## Data provided
-----
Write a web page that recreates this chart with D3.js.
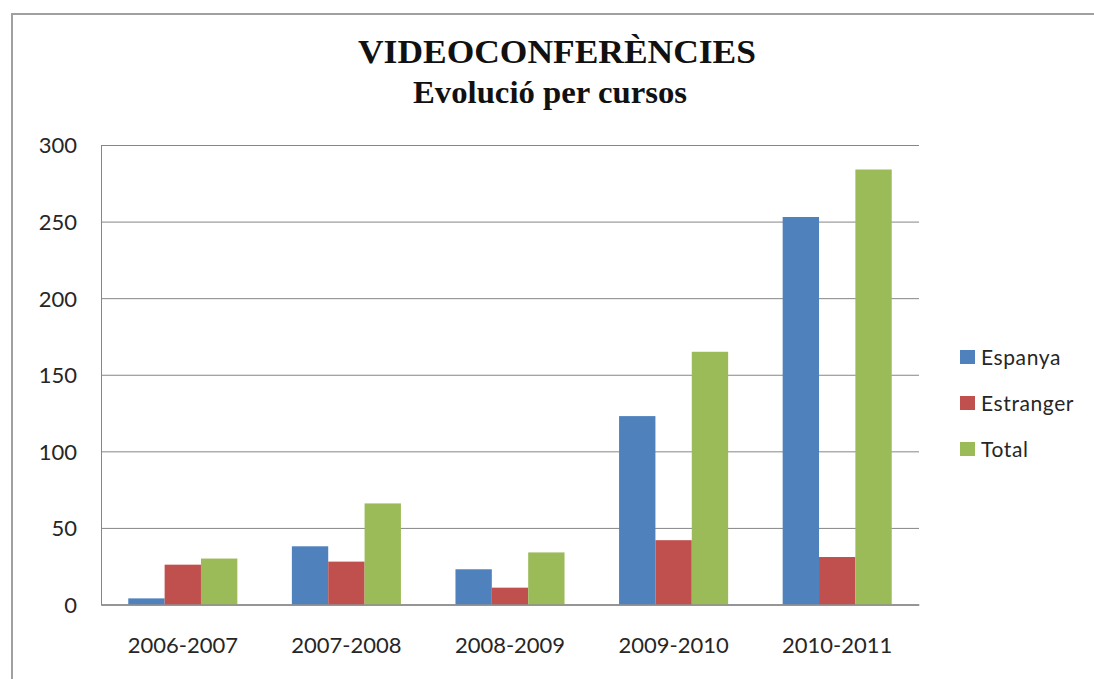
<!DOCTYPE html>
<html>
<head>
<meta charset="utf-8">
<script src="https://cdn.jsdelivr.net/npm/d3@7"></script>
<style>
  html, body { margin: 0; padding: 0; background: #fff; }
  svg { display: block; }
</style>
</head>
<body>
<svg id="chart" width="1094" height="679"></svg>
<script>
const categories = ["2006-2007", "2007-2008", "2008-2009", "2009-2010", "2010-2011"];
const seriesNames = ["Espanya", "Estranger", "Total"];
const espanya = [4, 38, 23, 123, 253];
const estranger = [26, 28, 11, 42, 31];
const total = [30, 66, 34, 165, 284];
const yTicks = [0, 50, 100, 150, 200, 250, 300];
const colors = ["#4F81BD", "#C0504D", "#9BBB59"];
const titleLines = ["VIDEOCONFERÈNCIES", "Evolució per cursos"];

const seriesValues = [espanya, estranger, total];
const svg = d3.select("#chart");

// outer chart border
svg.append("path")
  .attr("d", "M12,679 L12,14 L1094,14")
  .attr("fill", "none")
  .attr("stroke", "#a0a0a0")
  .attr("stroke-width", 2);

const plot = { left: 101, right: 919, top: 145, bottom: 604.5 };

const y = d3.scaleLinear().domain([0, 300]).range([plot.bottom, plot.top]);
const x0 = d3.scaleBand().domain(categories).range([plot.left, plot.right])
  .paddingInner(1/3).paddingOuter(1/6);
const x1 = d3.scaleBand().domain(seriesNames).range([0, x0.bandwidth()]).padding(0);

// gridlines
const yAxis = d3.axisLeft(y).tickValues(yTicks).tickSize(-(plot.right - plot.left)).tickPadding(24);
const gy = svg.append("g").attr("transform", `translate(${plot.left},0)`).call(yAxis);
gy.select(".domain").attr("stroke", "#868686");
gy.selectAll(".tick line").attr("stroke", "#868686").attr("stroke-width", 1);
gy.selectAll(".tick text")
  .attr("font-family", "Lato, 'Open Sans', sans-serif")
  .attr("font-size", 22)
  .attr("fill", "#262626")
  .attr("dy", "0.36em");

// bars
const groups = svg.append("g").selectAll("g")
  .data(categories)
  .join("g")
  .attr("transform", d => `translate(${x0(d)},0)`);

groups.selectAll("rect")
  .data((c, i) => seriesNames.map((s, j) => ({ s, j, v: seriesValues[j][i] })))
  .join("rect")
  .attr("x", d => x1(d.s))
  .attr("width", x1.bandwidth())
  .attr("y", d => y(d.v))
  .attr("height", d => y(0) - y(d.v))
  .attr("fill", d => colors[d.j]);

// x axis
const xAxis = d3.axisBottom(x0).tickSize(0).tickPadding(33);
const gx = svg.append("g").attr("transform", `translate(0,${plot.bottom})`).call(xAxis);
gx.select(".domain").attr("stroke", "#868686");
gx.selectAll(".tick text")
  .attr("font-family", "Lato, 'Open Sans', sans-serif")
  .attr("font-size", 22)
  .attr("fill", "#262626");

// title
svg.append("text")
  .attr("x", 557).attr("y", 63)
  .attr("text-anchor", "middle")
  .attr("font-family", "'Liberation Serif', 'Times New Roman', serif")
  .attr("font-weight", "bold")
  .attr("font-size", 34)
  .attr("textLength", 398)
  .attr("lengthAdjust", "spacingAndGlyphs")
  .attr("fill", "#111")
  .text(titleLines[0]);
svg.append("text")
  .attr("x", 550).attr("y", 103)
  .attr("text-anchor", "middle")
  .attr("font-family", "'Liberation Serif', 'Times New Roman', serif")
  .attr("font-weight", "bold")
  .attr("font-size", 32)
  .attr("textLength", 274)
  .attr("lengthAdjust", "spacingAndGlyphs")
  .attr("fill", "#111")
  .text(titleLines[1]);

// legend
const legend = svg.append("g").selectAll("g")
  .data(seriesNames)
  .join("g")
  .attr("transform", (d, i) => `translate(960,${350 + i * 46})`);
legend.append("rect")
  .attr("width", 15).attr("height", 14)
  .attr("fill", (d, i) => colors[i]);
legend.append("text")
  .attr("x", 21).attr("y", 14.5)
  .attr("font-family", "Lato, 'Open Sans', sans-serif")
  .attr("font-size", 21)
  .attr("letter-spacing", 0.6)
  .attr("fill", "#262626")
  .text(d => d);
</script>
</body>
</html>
-----
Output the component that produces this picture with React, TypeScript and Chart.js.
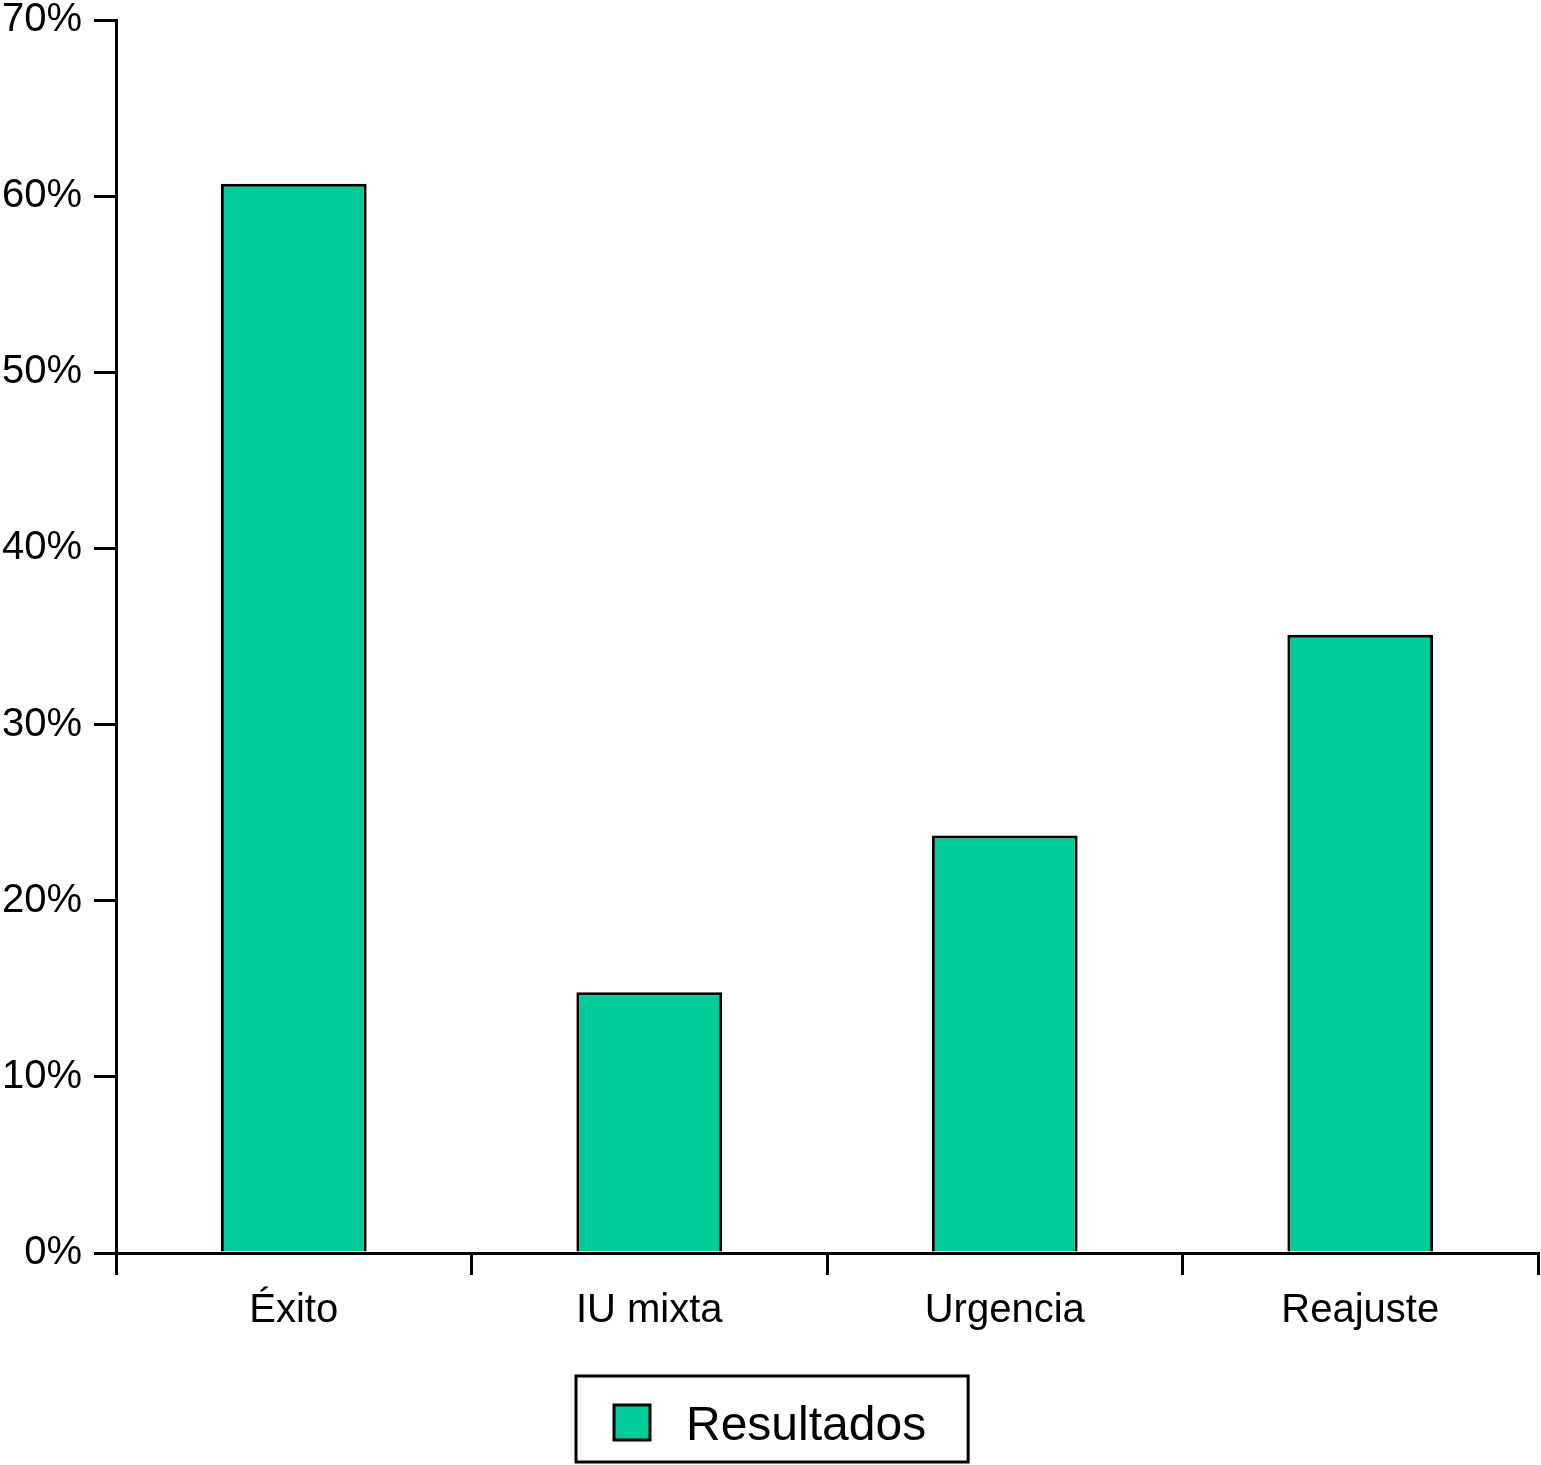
-----
## Written instruction
Gather each line in the data that holds the string "with".

## Written answer
Write a web page that recreates this chart with D3.js.
Output the component that produces this picture with React, TypeScript and Chart.js.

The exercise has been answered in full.